After node B receives the chain summary of node A, combined with the local chain, it can produce the list of blocks that node A lacks 1017', 1018', and 1019'. Then, node A requests to synchronize blocks 1018', and 1019' according to the list of missing blocks.

Block and Transaction Broadcast¶
When the super representative node produces a new block, or the fullnode receives a new transaction initiated by the user, the transaction & block broadcasting process will be initiated. When a node receives a new block or new transaction, it will forward the corresponding block or transaction, and the forwarding process is the same as that of broadcasting. The message interaction is shown in the following figure:

The types of messages involved include:
INVENTORY- broadcast list: list of block or transaction idsFETCH_INV_DATA- the list data that the node needs to get: block or transaction id listBLOCK- block dataTRXS- transaction data
Node A sends the transaction or block to be broadcast to Node B via the INVENTORY list message. After node B receives the INVENTORY list message, it needs to check the status of the peer node, and if it can receive the message, it puts the blocks/transactions in the list into the "to be fetched queue" invToFetch. If it is a block list, it will also trigger the "get block & transaction task" immediately to send a FETCH_INV_DATA message to node A to get the block & transaction.

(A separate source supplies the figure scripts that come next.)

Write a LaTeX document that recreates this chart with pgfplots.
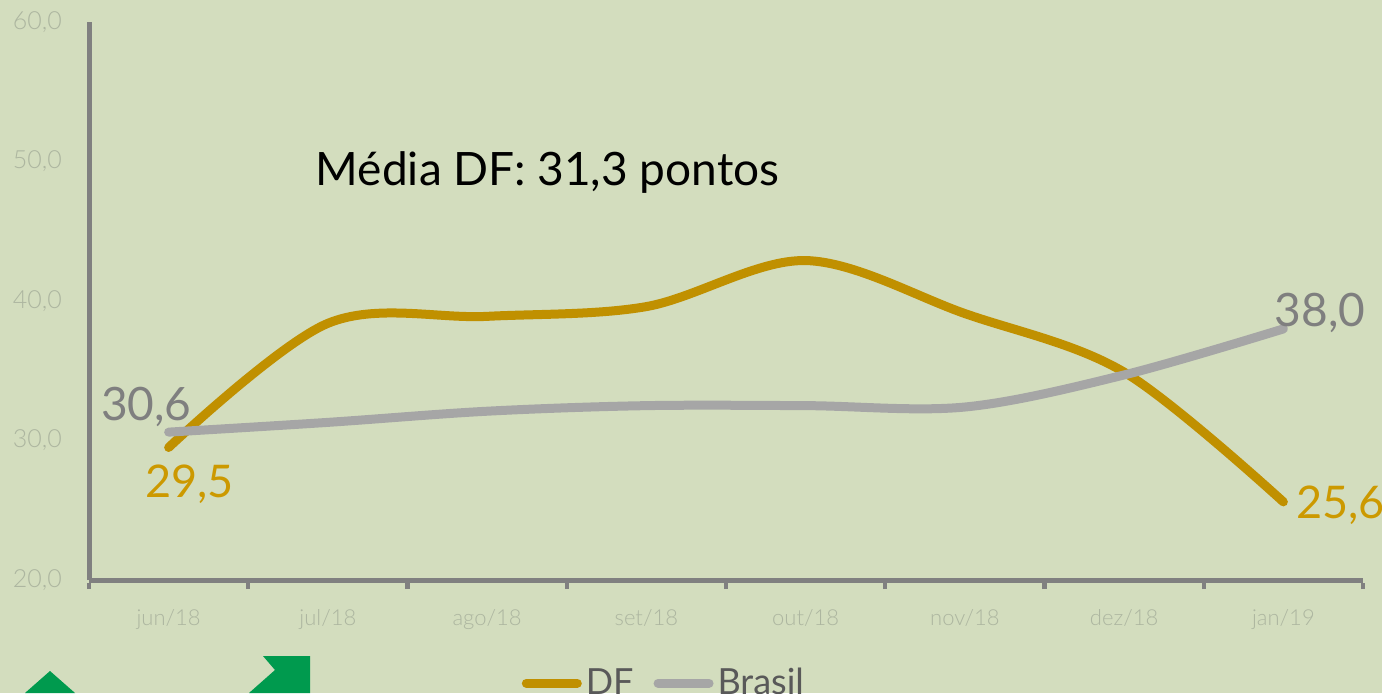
\documentclass[border=0pt]{standalone}
\usepackage{pgfplots}
\pgfplotsset{compat=1.18}
\usepackage{fontspec}
\setmainfont{Lato}
\newfontfamily\lightfont{Lato Light}
\definecolor{bgc}{HTML}{D3DDBE}
\definecolor{axisc}{HTML}{808080}
\definecolor{tickc}{HTML}{ADB6A0}
\definecolor{dfc}{HTML}{C09000}
\definecolor{dflab}{HTML}{CC9900}
\definecolor{brc}{HTML}{A6A6A6}
\definecolor{brlab}{HTML}{7F7F7F}
\definecolor{leg}{HTML}{595959}
\definecolor{arrowc}{HTML}{009A4E}
\begin{document}
\begin{tikzpicture}[x=1pt,y=1pt]
\path[use as bounding box,clip] (0,0) rectangle (691,346.5);
\fill[bgc] (0,0) rectangle (691,346.5);
% green arrows cut off by the slide edge
\fill[arrowc] (12.5,0) -- (25,11) -- (37.5,0) -- cycle;
\fill[arrowc] (124.5,0) -- (137.5,11.5) -- (131.5,18.5) -- (155,18.5) -- (155,0) -- cycle;
\begin{axis}[
    at={(44.5pt,56.5pt)},
    anchor=south west,
    scale only axis,
    width=637pt,
    height=279pt,
    xmin=-0.5, xmax=7.5,
    ymin=20, ymax=60,
    axis x line=bottom,
    axis y line=left,
    axis line style={draw=axisc,line width=2.5pt,-},
    xtick={-0.5,0.5,1.5,2.5,3.5,4.5,5.5,6.5,7.5},
    x tick label as interval=true,
    xticklabels={jun/18,jul/18,ago/18,set/18,out/18,nov/18,dez/18,jan/19},
    ytick={20,30,40,50,60},
    yticklabels={{20,0},{30,0},{40,0},{50,0},{60,0}},
    xtick style={draw=axisc,line width=2.2pt,yshift=-3pt},
    ytick style={draw=none},
    major tick length=3pt,
    tick label style={font=\lightfont\fontsize{11}{13}\selectfont,text=tickc},
    x tick label style={yshift=-9.5pt},
    y tick label style={xshift=-8.5pt,font=\lightfont\fontsize{12.5}{14}\selectfont},
    clip=false,
    legend columns=2,
    legend style={at={(0.452,-0.185)},anchor=center,draw=none,fill=none,
        font=\fontsize{18}{20}\selectfont,text=leg,
        /tikz/every even column/.append style={column sep=8pt},inner sep=0pt},
    legend image code/.code={\draw[#1,line cap=round] (0pt,0pt) -- (25.5pt,0pt);},
]
\addplot[dfc,line width=4.5pt,line cap=round,smooth,tension=0.55] coordinates {
    (0,29.5) (1,38.4) (2,38.9) (3,39.6) (4,42.9) (5,39.1) (6,34.9) (7,25.6)
};
\addplot[brc,line width=4.5pt,line cap=round,smooth,tension=0.55] coordinates {
    (0,30.6) (1,31.3) (2,32.1) (3,32.5) (4,32.5) (5,32.4) (6,34.7) (7,38.0)
};
\legend{DF,Brasil}
\node[text=brlab,font=\fontsize{23}{24}\selectfont,anchor=base] at (axis cs:-0.14,31.4) {30,6};
\node[text=dflab,font=\fontsize{22.5}{24}\selectfont,anchor=base] at (axis cs:0.13,25.95) {29,5};
\node[text=dflab,font=\fontsize{22.5}{24}\selectfont,anchor=base] at (axis cs:7.36,24.4) {25,6};
\node[text=brlab,font=\fontsize{23}{24}\selectfont,anchor=base] at (axis cs:7.23,38.2) {38,0};
\node[text=black,font=\fontsize{23}{26}\selectfont,anchor=base] at (axis cs:2.38,48.3) {Média DF: 31,3 pontos};
\end{axis}
\end{tikzpicture}
\end{document}
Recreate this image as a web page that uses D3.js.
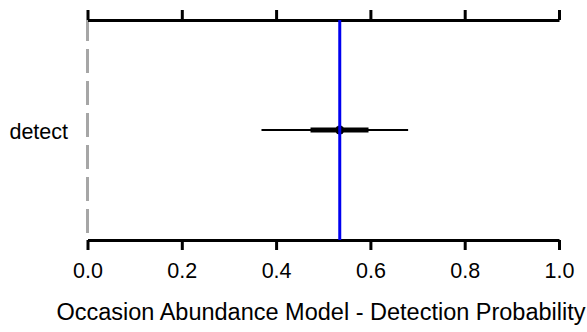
<!DOCTYPE html>
<html>
<head>
<meta charset="utf-8">
<script src="https://cdn.jsdelivr.net/npm/d3@7/dist/d3.min.js"></script>
<style>
  html, body { margin: 0; padding: 0; background: #fff; }
  svg { display: block; }
  text { font-family: "Liberation Sans", Arial, sans-serif; fill: #000; }
</style>
</head>
<body>
<svg id="chart" width="587" height="332"></svg>
<script>
// Posterior summary for the detection parameter
const parameters = ["detect"];
const means = [0.535];
const ci95Low = [0.369];
const ci95High = [0.680];
const ci50Low = [0.473];
const ci50High = [0.596];
const meanLine = [0.535];
const zeroLine = [0];
const xTicks = [0, 0.2, 0.4, 0.6, 0.8, 1.0];
const xLabel = "Occasion Abundance Model - Detection Probability";

const plotLeft = 87.5, plotRight = 559, plotTop = 20, plotBottom = 240;

const svg = d3.select("#chart");

const x = d3.scaleLinear().domain([0, 1]).range([plotLeft, plotRight]);
const y = d3.scalePoint().domain(parameters).range([plotTop, plotBottom]).padding(0.5);

const rows = parameters.map((p, i) => ({
  p, mean: means[i], lo95: ci95Low[i], hi95: ci95High[i], lo50: ci50Low[i], hi50: ci50High[i]
}));

// reference line at zero
svg.selectAll("line.zero").data(zeroLine).join("line")
  .attr("class", "zero")
  .attr("x1", d => x(d)).attr("x2", d => x(d))
  .attr("y1", plotTop).attr("y2", plotBottom)
  .attr("stroke", "#a6a6a6").attr("stroke-width", 3)
  .attr("stroke-dasharray", "24,8").attr("stroke-dashoffset", 3);

// axes at top and bottom
function styleAxis(g) {
  g.select(".domain").attr("stroke", "#000").attr("stroke-width", 3);
  g.selectAll(".tick line").attr("stroke", "#000").attr("stroke-width", 3);
}

svg.append("g").attr("transform", `translate(0,${plotTop})`)
  .call(d3.axisTop(x).tickValues(xTicks).tickSize(10).tickSizeOuter(0).tickFormat(""))
  .call(styleAxis);

const axBottom = svg.append("g").attr("transform", `translate(0,${plotBottom})`)
  .call(d3.axisBottom(x).tickValues(xTicks).tickSize(10).tickSizeOuter(0).tickFormat(d3.format(".1f")))
  .call(styleAxis);
axBottom.selectAll(".tick text")
  .attr("y", 38).attr("dy", null)
  .style("font-size", "21.5px")
  .style("font-family", '"Liberation Sans", Arial, sans-serif')
  .attr("fill", "#000");

// parameter labels
svg.selectAll("text.param").data(rows).join("text")
  .attr("class", "param")
  .attr("x", 68).attr("y", d => y(d.p) + 8.5)
  .attr("text-anchor", "end")
  .style("font-size", "21.5px")
  .text(d => d.p);

// 95% interval
svg.selectAll("line.ci95").data(rows).join("line")
  .attr("class", "ci95")
  .attr("x1", d => x(d.lo95)).attr("x2", d => x(d.hi95))
  .attr("y1", d => y(d.p)).attr("y2", d => y(d.p))
  .attr("stroke", "#000").attr("stroke-width", 2);

// 50% interval
svg.selectAll("line.ci50").data(rows).join("line")
  .attr("class", "ci50")
  .attr("x1", d => x(d.lo50)).attr("x2", d => x(d.hi50))
  .attr("y1", d => y(d.p)).attr("y2", d => y(d.p))
  .attr("stroke", "#000").attr("stroke-width", 5);

// posterior mean
svg.selectAll("circle.mean").data(rows).join("circle")
  .attr("class", "mean")
  .attr("cx", d => x(d.mean)).attr("cy", d => y(d.p))
  .attr("r", 4.5).attr("fill", "#000");

// overall mean line
svg.selectAll("line.meanLine").data(meanLine).join("line")
  .attr("class", "meanLine")
  .attr("x1", d => x(d)).attr("x2", d => x(d))
  .attr("y1", plotTop).attr("y2", plotBottom)
  .attr("stroke", "#0000f0").attr("stroke-width", 3);

// x-axis title
svg.append("text")
  .attr("x", 321).attr("y", 320)
  .attr("text-anchor", "middle")
  .style("font-size", "23.5px")
  .text(xLabel);
</script>
</body>
</html>
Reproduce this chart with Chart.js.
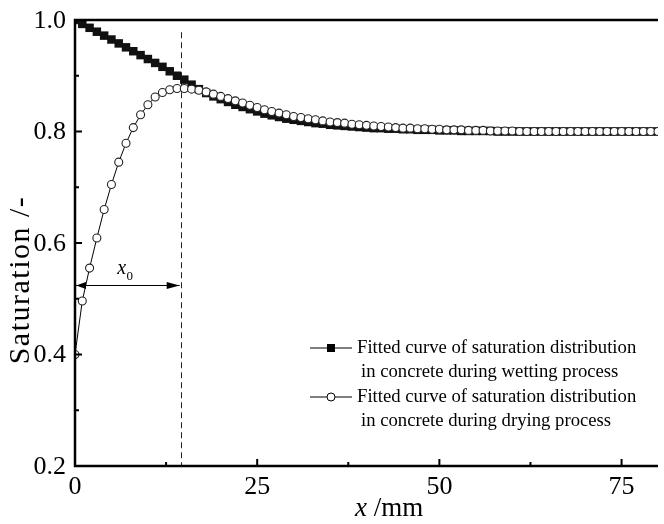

After node A receives the FETCH_INV_DATA message, it will check whether an "INVENTORY" message has been sent to the peer. If it has been sent, it will send a transaction or block message to node B according to the list data. After node B receives the transaction or block message, it processes the message and triggers the forwarding process.
Summary¶
This article introduces the P2P network, the lowest level module of TRON. Node discovery and node connection have been extracted into the external libp2p dependency and are only briefly located here; block synchronization and the process of block and transaction broadcasting, which remain in java-tron's core/net, are introduced in detail. I hope that reading this article can help developers to further understand and develop java-tron network-related modules.